▸ **EXERCISE BRIEF**
Copy every line that mentions the word "chart".

▸ **SOURCE DATA**
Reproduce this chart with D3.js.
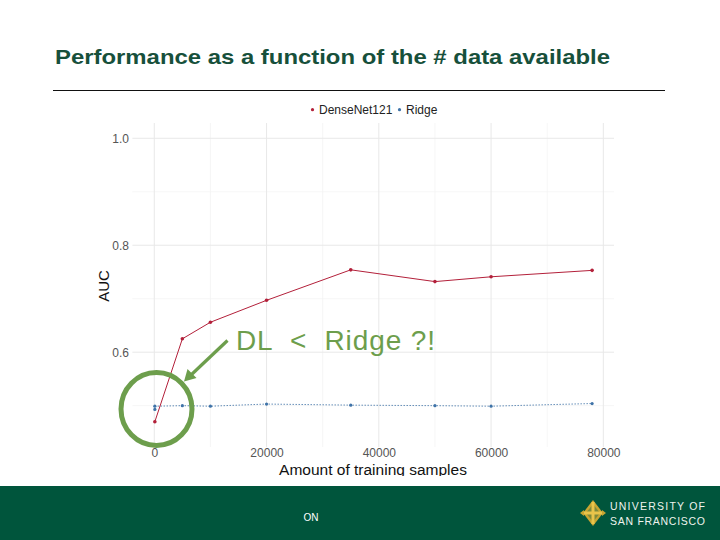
<!DOCTYPE html>
<html>
<head>
<meta charset="utf-8">
<script src="https://cdn.jsdelivr.net/npm/d3@7"></script>
<style>
  html, body { margin: 0; padding: 0; background: #fff; }
  svg { display: block; }
  text { font-family: "Liberation Sans", Arial, sans-serif; }
</style>
</head>
<body>
<svg id="chart" width="720" height="540"></svg>
<script>
// ---- data ----
const seriesNames = ["DenseNet121", "Ridge"];
const densenetSamples = [100, 5000, 10000, 20000, 35000, 50000, 60000, 78000];
const densenetAUC     = [0.470, 0.625, 0.656, 0.697, 0.754, 0.732, 0.741, 0.753];
const ridgeSamples    = [100, 100, 5000, 10000, 20000, 35000, 50000, 60000, 78000];
const ridgeAUC        = [0.493, 0.499, 0.500, 0.499, 0.503, 0.501, 0.500, 0.499, 0.504];
const xMajorTicks = [0, 20000, 40000, 60000, 80000];
const xMinorTicks = [10000, 30000, 50000, 70000];
const yMajorTicks = [0.6, 0.8, 1.0];
const yMinorTicks = [0.5, 0.7, 0.9];
const titleText = "Performance as a function of the # data available";
const xTitle = "Amount of training samples";
const yTitle = "AUC";
const annotationText = "DL  <  Ridge ?!";

const colors = { DenseNet121: "#b3203a", Ridge: "#3f73a8" };
const green = "#6d9e4c";

const svg = d3.select("#chart");

// ---- slide title ----
svg.append("text").attr("x", 55).attr("y", 63.5)
  .attr("font-size", 21).attr("font-weight", "bold").attr("fill", "#17503b")
  .attr("textLength", 555).attr("lengthAdjust", "spacingAndGlyphs")
  .text(titleText);
svg.append("line").attr("x1", 53).attr("x2", 665).attr("y1", 90.5).attr("y2", 90.5)
  .attr("stroke", "#111").attr("stroke-width", 1.2);

// ---- scales ----
const x = d3.scaleLinear().domain([-3900, 81900]).range([132.4, 614]);
const y = d3.scaleLinear().domain([0.4227, 1.0286]).range([447, 123]);
const [py1, py0] = y.range();

svg.append("defs").append("clipPath").attr("id", "imgclip")
  .append("rect").attr("x", 85).attr("y", 95).attr("width", 560).attr("height", 381);
const g = svg.append("g").attr("clip-path", "url(#imgclip)");

// grid
const grid = g.append("g");
grid.selectAll(".xminor").data(xMinorTicks).join("line")
  .attr("x1", d => x(d)).attr("x2", d => x(d)).attr("y1", py0).attr("y2", py1)
  .attr("stroke", "#f2f2f2").attr("stroke-width", 0.7);
grid.selectAll(".yminor").data(yMinorTicks).join("line")
  .attr("y1", d => y(d)).attr("y2", d => y(d)).attr("x1", x.range()[0]).attr("x2", x.range()[1])
  .attr("stroke", "#f2f2f2").attr("stroke-width", 0.7);
grid.selectAll(".xmajor").data(xMajorTicks).join("line")
  .attr("x1", d => x(d)).attr("x2", d => x(d)).attr("y1", py0).attr("y2", py1)
  .attr("stroke", "#e8e8e8").attr("stroke-width", 1);
grid.selectAll(".ymajor").data(yMajorTicks).join("line")
  .attr("y1", d => y(d)).attr("y2", d => y(d)).attr("x1", x.range()[0]).attr("x2", x.range()[1])
  .attr("stroke", "#e8e8e8").attr("stroke-width", 1);

// axes (labels only, theme_minimal style)
const yAxis = d3.axisLeft(y).tickValues(yMajorTicks).tickFormat(d3.format(".1f")).tickSize(0).tickPadding(0);
g.append("g").attr("transform", "translate(129,0)").call(yAxis)
  .call(a => a.select(".domain").remove())
  .call(a => a.selectAll("text").attr("font-size", 12).attr("fill", "#555").attr("font-family", "Liberation Sans, Arial, sans-serif"));
const xAxis = d3.axisBottom(x).tickValues(xMajorTicks).tickFormat(d3.format("d")).tickSize(0).tickPadding(0);
g.append("g").attr("transform", "translate(0,448)").call(xAxis)
  .call(a => a.select(".domain").remove())
  .call(a => a.selectAll("text").attr("font-size", 12).attr("fill", "#555").attr("dy", "0.75em").attr("font-family", "Liberation Sans, Arial, sans-serif"));

g.append("text").attr("x", 373).attr("y", 475).attr("text-anchor", "middle")
  .attr("font-size", 15.5).attr("fill", "#111").text(xTitle);
g.append("text").attr("transform", "translate(109,286) rotate(-90)").attr("text-anchor", "middle")
  .attr("font-size", 15).attr("fill", "#111").text(yTitle);

// lines
const line = d3.line().x(d => x(d[0])).y(d => y(d[1]));
const dn = densenetSamples.map((s, i) => [s, densenetAUC[i]]);
const rd = ridgeSamples.map((s, i) => [s, ridgeAUC[i]]);
g.append("path").datum(rd).attr("d", line).attr("fill", "none")
  .attr("stroke", colors.Ridge).attr("stroke-width", 1).attr("stroke-dasharray", "1.2,1.8");
g.append("path").datum(dn).attr("d", line).attr("fill", "none")
  .attr("stroke", colors.DenseNet121).attr("stroke-width", 1);
g.selectAll(".rp").data(rd).join("circle").attr("cx", d => x(d[0])).attr("cy", d => y(d[1]))
  .attr("r", 1.6).attr("fill", colors.Ridge);
g.selectAll(".dp").data(dn).join("circle").attr("cx", d => x(d[0])).attr("cy", d => y(d[1]))
  .attr("r", 1.8).attr("fill", colors.DenseNet121);

// legend
const leg = g.append("g");
const legItems = [
  { name: seriesNames[0], dot: 312.5, tx: 319 },
  { name: seriesNames[1], dot: 399.5, tx: 406 }
];
legItems.forEach(it => {
  leg.append("circle").attr("cx", it.dot).attr("cy", 109.7).attr("r", 1.6).attr("fill", colors[it.name]);
  leg.append("text").attr("x", it.tx).attr("y", 113.8).attr("font-size", 12).attr("fill", "#222").text(it.name);
});

// annotation
svg.append("ellipse").attr("cx", 156.5).attr("cy", 409).attr("rx", 35.5).attr("ry", 36.5)
  .attr("fill", "none").attr("stroke", green).attr("stroke-width", 5);
svg.append("line").attr("x1", 227.5).attr("y1", 340.5).attr("x2", 191).attr("y2", 375)
  .attr("stroke", green).attr("stroke-width", 3.2);
svg.append("path").attr("d", "M184,381.5 L187.5,369 L196.5,378 Z").attr("fill", green);
svg.append("text").attr("x", 236).attr("y", 349.5).attr("font-size", 28).attr("fill", green)
  .attr("textLength", 199).attr("lengthAdjust", "spacing")
  .style("white-space", "pre").text(annotationText);

// footer
svg.append("rect").attr("x", 0).attr("y", 486).attr("width", 720).attr("height", 54).attr("fill", "#00553c");
svg.append("text").attr("x", 311).attr("y", 521).attr("text-anchor", "middle")
  .attr("font-size", 10).attr("fill", "#fff").attr("font-family", "Open Sans, sans-serif").text("ON");
const logo = svg.append("g").attr("transform", "translate(593,513)");
logo.append("path").attr("d", "M0,-13 L10,0 L0,13 L-10,0 Z").attr("fill", "#c8a532");
logo.append("path").attr("d", "M0,-9 L7,0 L0,9 L-7,0 Z").attr("fill", "#7f8a3a");
logo.append("path").attr("d", "M-1.5,-11 h3 v9.5 h9 v3 h-9 v9.5 h-3 v-9.5 h-9 v-3 h9 Z").attr("fill", "#e9c44a");
logo.append("path").attr("d", "M-13,0 L-9,-3 L-9,3 Z M13,0 L9,-3 L9,3 Z").attr("fill", "#c8a532");
svg.append("text").attr("x", 610).attr("y", 510).attr("font-size", 10.5).attr("fill", "#eef3ee")
  .attr("font-family", "Open Sans, sans-serif").attr("textLength", 95).attr("lengthAdjust", "spacing").text("UNIVERSITY OF");
svg.append("text").attr("x", 610).attr("y", 525).attr("font-size", 10.5).attr("fill", "#eef3ee")
  .attr("font-family", "Open Sans, sans-serif").attr("textLength", 95).attr("lengthAdjust", "spacing").text("SAN FRANCISCO");
</script>
</body>
</html>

▸ **TASK RESULT**
Reproduce this chart with D3.js.
<svg id="chart" width="720" height="540"></svg>
const svg = d3.select("#chart");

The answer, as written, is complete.